On the move: E-books are a common sight on the Moscow Metro Photo: Itar-Tass
4:37PM GMT 24 Feb 2011
Sales of electronic books and digital readers are soaring as manufacturers exploit the poor reach of traditional publishing across Russia
With classic writers such as Alexander Pushkin still firm favourites beside detective potboilers, electronic publishing is in hot pursuit of Russia’s avid and largely untapped readership.
“Russia has very little physical distribution of books. There are no nationwide chains like Barnes & Noble or Waterstone’s,” said Simon Dunlop, founder of the digital download company Bookmate.ru.
A total of 80pc of books are sold in Moscow and St Petersburg, with only 20pc in the regions, according to the booksellers Bookmate and Ozon.ru. But digital distribution may overcome the challenges of selling books across this vast territory.
“With digital media there are no border controls, no customs and no transport costs,”said Mr Dunlop. With nine time zones, no other market in the world was as well-suited to e-books.
The former Soviet Union was a “nation of readers”, and Russia remains a society with literacy on a par with or higher than Western Europe. But internet piracy has held back the development of the publishing industry, with illegal downloads robbing publishers of revenues needed to back new authors.
E-books are thought to be the leading legally downloaded product on the Russian internet by industry experts; Mr Dunlop says the number of downloads from Bookmate grew exponentially in the past year.
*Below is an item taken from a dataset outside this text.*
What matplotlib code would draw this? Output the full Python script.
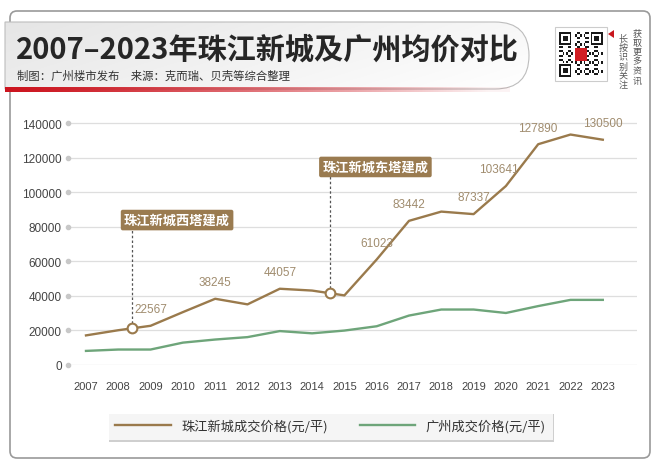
import numpy as np
import matplotlib.pyplot as plt
from matplotlib.path import Path
from matplotlib.patches import PathPatch, FancyBboxPatch, Rectangle, Polygon
import matplotlib.patheffects as pe

plt.rcParams['font.family'] = ['Liberation Sans', 'Noto Sans CJK SC']
CJK = ['Noto Sans CJK SC', 'DejaVu Sans']

# 数据
years = list(range(2007, 2024))
zjxc_price = [17000, 20000, 22567, 30500, 38245, 35000, 44057, 43000, 40200,
              61023, 83442, 88800, 87337, 103641, 127890, 133500, 130500]
gz_price = [8000, 8800, 8800, 12800, 14600, 16000, 19500, 18200, 19800,
            22300, 28500, 32000, 32000, 30000, 34000, 37600, 37600]
labeled_years = [2009, 2011, 2013, 2016, 2017, 2019, 2020, 2021, 2023]
event_names = ['珠江新城西塔建成', '珠江新城东塔建成']
event_x = [2008.43, 2014.55]
event_box_x = [2009.82, 2015.96]
event_box_y = [83900, 114700]

title = '2007–2023年珠江新城及广州均价对比'
subtitle = '制图：广州楼市发布　来源：克而瑞、贝壳等综合整理'
legend_labels = ['珠江新城成交价格(元/平)', '广州成交价格(元/平)']

brown = '#9a7a4c'
green = '#6ea57a'

fig = plt.figure(figsize=(6.6, 4.77), dpi=100)
fig.patch.set_facecolor('white')

# 背景层（像素坐标）
bg = fig.add_axes([0, 0, 1, 1], zorder=-1)
bg.set_xlim(0, 660)
bg.set_ylim(477, 0)
bg.axis('off')

bg.add_patch(FancyBboxPatch((10, 12), 640, 447, boxstyle='round,pad=0,rounding_size=7',
                            fc='white', ec='#9a9a9a', lw=1.2))

# 标题条
verts = [(5, 23), (495, 23), (529, 23), (529, 56.5), (529, 90), (495, 90), (5, 90), (5, 23)]
codes = [Path.MOVETO, Path.LINETO, Path.CURVE3, Path.CURVE3, Path.CURVE3, Path.CURVE3,
         Path.LINETO, Path.CLOSEPOLY]
banner = PathPatch(Path(verts, codes), fc='none', ec='#bdbdbd', lw=0.8, zorder=3)
bg.add_patch(banner)
gx = np.linspace(0, 1, 200)
gy = np.linspace(0, 1, 60)
gxx, gyy = np.meshgrid(gx, gy)
shade = 0.90 + 0.07 * gxx + 0.03 * gyy
grad = np.dstack([shade, shade, shade])
im = bg.imshow(grad, extent=[5, 529, 90, 23], aspect='auto', zorder=2, origin='upper')
im.set_clip_path(banner)

red = np.zeros((1, 300, 4))
red[..., 0] = 0.80
red[..., 1] = 0.08
red[..., 2] = 0.12
red[..., 3] = np.clip(1.0 - np.linspace(0, 1, 300) ** 1.3, 0.05, 1)
bg.imshow(red, extent=[5, 510, 93, 88], aspect='auto', zorder=4)

bg.text(16, 50, title, fontsize=21, fontweight='bold', family=CJK, color='#262626',
        va='center', ha='left', zorder=5)
bg.text(17, 76, subtitle, fontsize=8.2, family=CJK, color='#333333',
        va='center', ha='left', zorder=5)

# 二维码示意
bg.add_patch(Rectangle((555, 28), 52, 54, fc='white', ec='#cccccc', lw=0.8, zorder=2))
n = 25
ii, jj = np.meshgrid(np.arange(n), np.arange(n), indexing='ij')
qr = ((ii * 7 + jj * 11 + ii * jj) % 5 < 2).astype(float)
for (r0, c0) in [(0, 0), (0, n - 7), (n - 7, 0)]:
    qr[max(r0 - 1, 0):r0 + 8, max(c0 - 1, 0):c0 + 8] = 0
    qr[r0:r0 + 7, c0:c0 + 7] = 1
    qr[r0 + 1:r0 + 6, c0 + 1:c0 + 6] = 0
    qr[r0 + 2:r0 + 5, c0 + 2:c0 + 5] = 1
qr_rgb = np.dstack([1 - qr * 0.9] * 3)
qr_rgb[9:16, 9:16] = [0.82, 0.12, 0.14]
bg.imshow(qr_rgb, extent=[559, 603, 78, 33], aspect='auto', interpolation='nearest', zorder=3)
bg.add_patch(Polygon([(608, 35), (614, 31), (614, 39)], closed=True, fc='#c8161d', ec='none'))
for k, ch in enumerate('获取更多资讯'):
    bg.text(637, 34 + k * 9.4, ch, fontsize=6.5, family=CJK, color='#555555',
            ha='center', va='center')
for k, ch in enumerate('长按识别关注'):
    bg.text(623, 39 + k * 9.4, ch, fontsize=6.5, family=CJK, color='#555555',
            ha='center', va='center')
bg.set_xlim(0, 660)
bg.set_ylim(477, 0)

# 主图
ax = fig.add_axes([68 / 660, 1 - 365.7 / 477, (637 - 68) / 660, (365.7 - 107.1) / 477])
ax.patch.set_alpha(0)
ax.set_xlim(2006.443, 2024.059)
ax.set_ylim(0, 150000)
for s in ax.spines.values():
    s.set_visible(False)
yt = np.arange(0, 140001, 20000)
ax.set_yticks(yt)
ax.set_xticks(years)
ax.tick_params(axis='both', length=0, colors='#444444')
ax.tick_params(axis='y', labelsize=8.5, pad=4.5)
ax.tick_params(axis='x', labelsize=8, pad=12)
for y in yt:
    ax.axhline(y, color='#dedede', lw=0.9, zorder=0)
ax.scatter([ax.get_xlim()[0]] * len(yt), yt, s=9, color='#c8c8c8', clip_on=False, zorder=1)

l1, = ax.plot(years, zjxc_price, color=brown, lw=1.7, zorder=3)
l2, = ax.plot(years, gz_price, color=green, lw=1.7, zorder=3)

for yr in labeled_years:
    v = zjxc_price[years.index(yr)]
    dx = -5 if yr == 2020 else 0
    ax.annotate(str(v), (yr, v), xytext=(dx, 12), textcoords='offset points',
                ha='center', va='center', fontsize=8.5, color='#a08c6e', zorder=4)

for name, ex, bx, by in zip(event_names, event_x, event_box_x, event_box_y):
    ey = np.interp(ex, years, zjxc_price)
    ax.plot([ex, ex], [ey, by], color='#555555', lw=0.9, ls=(0, (2, 1.8)), zorder=2)
    ax.plot(ex, ey, 'o', ms=7, mfc='white', mec=brown, mew=1.5, zorder=5)
    ax.text(bx, by, name, fontsize=9.5, fontweight='bold', family=CJK, color='white',
            ha='center', va='center', zorder=6,
            bbox=dict(boxstyle='round,pad=0.25,rounding_size=0.15', fc='#9a7b50', ec='none'))

leg = fig.legend([l1, l2], legend_labels, loc='center', bbox_to_anchor=(330.5 / 660, 1 - 427 / 477),
                 ncol=2, handlelength=4.2, handletextpad=0.8, columnspacing=2.4,
                 borderpad=0.55, frameon=True, fancybox=False, prop={'family': CJK, 'size': 9.5})
fr = leg.get_frame()
fr.set_linewidth(0)
fr.set_facecolor('white')
fr.set_path_effects([pe.withSimplePatchShadow(offset=(0.5, -1.5), shadow_rgbFace='#777777', alpha=0.35)])
for t in leg.get_texts():
    t.set_color('#333333')

fig.savefig('out.png', dpi=100)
The rising popularity of e-books is easy to see; it seems that every carriage on the Moscow Metro has at least one or two people clutching an e-book reader. And rising demand for affordable e-readers has already been met with a popular, cheap and effective Ukrainian-produced reader. Oleg Naumenko, 29, the Ukrainian entrepreneur who launched the best-selling Pocketbook e-reader, realised that a product designed for the Russian-language market could profit from the huge number of free (pirated) files on the internet without infringing copyright laws.
Before the Pocketbook, the drawback of such files was the inconvenience of reading from printouts or LED displays. Mr Naumenko’s Pocketbook e-reader range does not come cheap at around £190, but users recoup their investment quickly if they use it as a substitute for buying hard copies of books.
The crisis year of 2009 was a breakthrough for Pocketbook; it sold 142,000 devices, earning £23m. Around 60pc of the devices were sold in Russia and most of the rest in Ukraine.
According to SmartMarketing, Pocketbook captured 43pc of the Russian market, with Sony a distant second with 24pc. Pocketbook’s success was expected to continue in 2010, with earnings estimated at around £94m. Mr Naumenko has also established an e-book where licensed files cost a fraction of hard copy.
With a Russian population of 142 million, a total of 110 million people in the CIS online and double-digit growth in the spread of internet capability, the market has huge growth potential. “As long as people have an internet connection you can start to use the power of technology to crack open new markets,” Mr Dunlop said.